HC Deb 17 June 1954 vol 528 cc2278-81
Mr. Attlee

May I ask the Lord Privy Seal if he has an announcement to make to the House about business for next week?

The Lord Privy Seal (Mr. Harry Crookshank)

Yes, Sir. The business for next week will be as follows:

MONDAY, 21sT JUNE AND TUESDAY, 22ND JUNE—Report and Third Reading: Television Bill.

On Tuesday, after the Television Bill, we shall ask the House to take the Report and Third Reading of the Long Leases (Scotland) Bill.

WEDNESDAY, 23RD JUNE—Supply (18th Allotted Day): Committee.

It was proposed to take the Finance Bill, but in response to the Opposition's request for a debate on foreign affairs, a Supply day is being made available for this purpose. My right hon. Friend the Foreign Secretary proposes to open the debate, if the House so desires. In view of these arrangements he will not now make a statement on Tuesday.

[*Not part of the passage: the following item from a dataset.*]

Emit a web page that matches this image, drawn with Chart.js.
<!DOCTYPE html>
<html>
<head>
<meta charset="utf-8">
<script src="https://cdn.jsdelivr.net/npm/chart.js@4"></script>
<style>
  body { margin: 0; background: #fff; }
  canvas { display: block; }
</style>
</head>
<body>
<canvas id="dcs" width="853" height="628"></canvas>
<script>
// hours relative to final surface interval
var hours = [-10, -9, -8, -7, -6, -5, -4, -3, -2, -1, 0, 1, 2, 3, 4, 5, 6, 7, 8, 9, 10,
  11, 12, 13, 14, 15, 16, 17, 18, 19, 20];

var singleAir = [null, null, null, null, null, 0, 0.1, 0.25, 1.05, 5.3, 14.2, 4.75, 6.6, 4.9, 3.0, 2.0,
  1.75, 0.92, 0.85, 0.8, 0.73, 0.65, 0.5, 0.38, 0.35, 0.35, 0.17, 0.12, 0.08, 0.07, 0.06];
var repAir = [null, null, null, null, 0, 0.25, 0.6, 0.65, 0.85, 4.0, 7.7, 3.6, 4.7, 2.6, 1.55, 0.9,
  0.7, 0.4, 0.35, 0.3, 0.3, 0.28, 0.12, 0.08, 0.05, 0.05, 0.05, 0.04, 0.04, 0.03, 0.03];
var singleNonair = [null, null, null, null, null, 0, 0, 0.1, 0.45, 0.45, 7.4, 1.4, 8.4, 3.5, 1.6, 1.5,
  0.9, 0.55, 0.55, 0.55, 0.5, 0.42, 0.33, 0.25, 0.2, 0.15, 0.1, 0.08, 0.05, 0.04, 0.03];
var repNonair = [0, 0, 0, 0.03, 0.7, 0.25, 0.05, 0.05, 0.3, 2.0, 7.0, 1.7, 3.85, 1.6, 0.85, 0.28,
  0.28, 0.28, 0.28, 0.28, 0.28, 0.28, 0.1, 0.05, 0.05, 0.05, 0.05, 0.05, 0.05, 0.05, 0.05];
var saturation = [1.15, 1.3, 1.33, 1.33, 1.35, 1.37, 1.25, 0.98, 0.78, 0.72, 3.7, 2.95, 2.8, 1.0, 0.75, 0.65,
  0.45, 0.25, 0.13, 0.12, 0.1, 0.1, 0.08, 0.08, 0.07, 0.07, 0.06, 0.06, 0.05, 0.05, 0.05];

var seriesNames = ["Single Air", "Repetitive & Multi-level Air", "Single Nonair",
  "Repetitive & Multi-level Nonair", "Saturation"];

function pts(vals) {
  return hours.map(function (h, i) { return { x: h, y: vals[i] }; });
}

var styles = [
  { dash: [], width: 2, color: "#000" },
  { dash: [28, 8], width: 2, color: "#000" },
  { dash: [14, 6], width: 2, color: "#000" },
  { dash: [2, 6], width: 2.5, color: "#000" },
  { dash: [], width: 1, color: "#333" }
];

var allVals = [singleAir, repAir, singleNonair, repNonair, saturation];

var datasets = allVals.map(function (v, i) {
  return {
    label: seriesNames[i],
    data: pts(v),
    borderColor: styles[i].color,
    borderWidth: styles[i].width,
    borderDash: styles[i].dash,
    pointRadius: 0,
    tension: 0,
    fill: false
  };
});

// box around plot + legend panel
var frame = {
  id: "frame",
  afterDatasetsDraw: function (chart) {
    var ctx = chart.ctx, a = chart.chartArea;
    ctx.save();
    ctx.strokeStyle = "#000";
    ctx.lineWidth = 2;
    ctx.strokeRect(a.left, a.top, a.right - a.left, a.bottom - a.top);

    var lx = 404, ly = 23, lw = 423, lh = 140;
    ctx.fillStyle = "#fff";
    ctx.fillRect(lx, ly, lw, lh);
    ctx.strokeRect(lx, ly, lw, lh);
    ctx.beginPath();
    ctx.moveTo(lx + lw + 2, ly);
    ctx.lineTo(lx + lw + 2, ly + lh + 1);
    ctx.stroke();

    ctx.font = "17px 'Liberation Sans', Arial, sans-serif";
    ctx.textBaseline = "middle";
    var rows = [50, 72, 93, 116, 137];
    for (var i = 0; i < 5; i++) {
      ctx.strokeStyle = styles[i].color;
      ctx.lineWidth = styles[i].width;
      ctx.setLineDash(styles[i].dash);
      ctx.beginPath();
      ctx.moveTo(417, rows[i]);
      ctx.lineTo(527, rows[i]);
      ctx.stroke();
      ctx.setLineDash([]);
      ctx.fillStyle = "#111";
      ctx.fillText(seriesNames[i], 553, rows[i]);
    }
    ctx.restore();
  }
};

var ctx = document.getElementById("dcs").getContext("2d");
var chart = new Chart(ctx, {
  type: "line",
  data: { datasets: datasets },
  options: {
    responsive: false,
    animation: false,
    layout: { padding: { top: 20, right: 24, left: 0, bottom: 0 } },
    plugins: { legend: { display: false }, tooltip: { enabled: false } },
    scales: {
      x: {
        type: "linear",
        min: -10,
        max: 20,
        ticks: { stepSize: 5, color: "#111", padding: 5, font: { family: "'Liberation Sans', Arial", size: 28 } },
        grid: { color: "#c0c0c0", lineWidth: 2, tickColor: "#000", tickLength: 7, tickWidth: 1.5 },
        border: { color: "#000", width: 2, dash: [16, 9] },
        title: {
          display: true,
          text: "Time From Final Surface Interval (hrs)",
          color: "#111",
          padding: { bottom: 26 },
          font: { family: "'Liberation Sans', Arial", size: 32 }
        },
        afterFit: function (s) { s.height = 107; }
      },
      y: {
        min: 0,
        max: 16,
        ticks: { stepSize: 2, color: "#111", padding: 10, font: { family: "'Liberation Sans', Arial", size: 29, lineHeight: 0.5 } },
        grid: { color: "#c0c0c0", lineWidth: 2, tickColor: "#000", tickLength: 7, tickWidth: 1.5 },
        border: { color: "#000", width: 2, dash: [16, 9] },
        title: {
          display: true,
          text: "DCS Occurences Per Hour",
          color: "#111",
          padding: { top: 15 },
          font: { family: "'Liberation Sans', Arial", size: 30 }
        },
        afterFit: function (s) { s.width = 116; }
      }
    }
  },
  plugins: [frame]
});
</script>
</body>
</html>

THURSDAY, 24TH JUNE—Further progress will be made with the Committee stage of the Finance Bill.

FRIDAY, 25TH JUNE—Private Members' Bills.

Mr. Attlee

May I ask whether some form of communiqué will be made available in good time before the debate on Wednesday, so that hon. Members will know what has been happening at the Geneva Conference?

Mr. Crookshank

I cannot answer that directly, but I will see that the suggestion of the right hon. Gentleman is transmitted to the right quarter.

Mr. A. Henderson

Regarding my Question No. 51 to the Prime Minister, which was not reached this afternoon, asking if he would arrange for the publication of a White Paper on the public proceedings and speeches at the Geneva Conference, may I ask whether the right hon. Gentleman would indicate now that such a White Paper will be published and, if so, whether it can be produced before the debate on Wednesday?

The Prime Minister

There will be one produced about Korea, but we thought it better to wait, on the subject of Indo-China, until the actual discussions are effectively concluded.

Mr. H. Morrison

It was announced that the Foreign Secretary would make a full statement on Tuesday on the Geneva Conference, so that presumably the drafting of that statement is in hand and it would have been completed in good time. Could not that be used as the basis of a White Paper to be circulated to the House, say on Monday, or Tuesday at the lastest? That would merely be circulating to the House a statement which, otherwise, would have been made verbally. Presumably, it is possible for that to be done?

Mr. Crookshank

I am sure that that will be considered, because my right hon. Friend the Foreign Secretary is always anxious to meet the convenience of the House. But I hope the House will also consider the convenience of my right hon. Friend to some extent, in view of the great pressure under which he has been all these weeks.

Mr. Attlee

Has the Lord Privy Seal any statement to make with regard to any decision about Members' allowances?

Mr. Crookshank

It is hoped that it will be possible to make a statement next week.

Mr. Woodburn

Can the Leader of the House give us an assurance that he will consider the Motion in the name of myself and of all the Scottish Labour Members with regard to the proceedings on the Town and Country Planning (Scotland) Bill, asking that the House should recall this Bill from the Committee in view of the fact that it has now become impossible to deal with it without impinging on the six days provided under Standing Order No. 61 for the discussion of the Scottish Estimates?

May I say to the Lord Privy Seal that the Scottish Labour Members have not impeded the progress of this Bill. There are 84 Government Amendments and only eight from the Opposition. Although a temporary arrangement was made yesterday so that we might facilitate progress, even this morning 26 new Amendments and one starred new Clause have been put down. Yet we are expected to finish before Tuesday. Would the right hon. Gentleman agree to consider the Motion asking the House to recall the Bill until such time as the Scottish Estimates have been considered?

Mr. Crookshank

I have no knowledge, nor can the House have any knowledge, of what happened in the Scottish or any other Committee upstairs which has not reported. As for any Motion which it is proposed to put on the Order Paper, I cannot say anything about it until I see the Motion.

Mr. Beswick

Has the right hon. Gentleman yet recovered from his surprise at the question I asked before, about the possible shelving of the Food and Drugs Measure? Can he say whether that Measure is to be proceeded with or not?

Mr. Crookshank

No. My surprise continues.

Proceedings on the Landlord and Tenant Bill exempted, at this day's Sitting, from the provisions of Standing Order No. 1 (Sittings of the House).—[The Prime Minister.]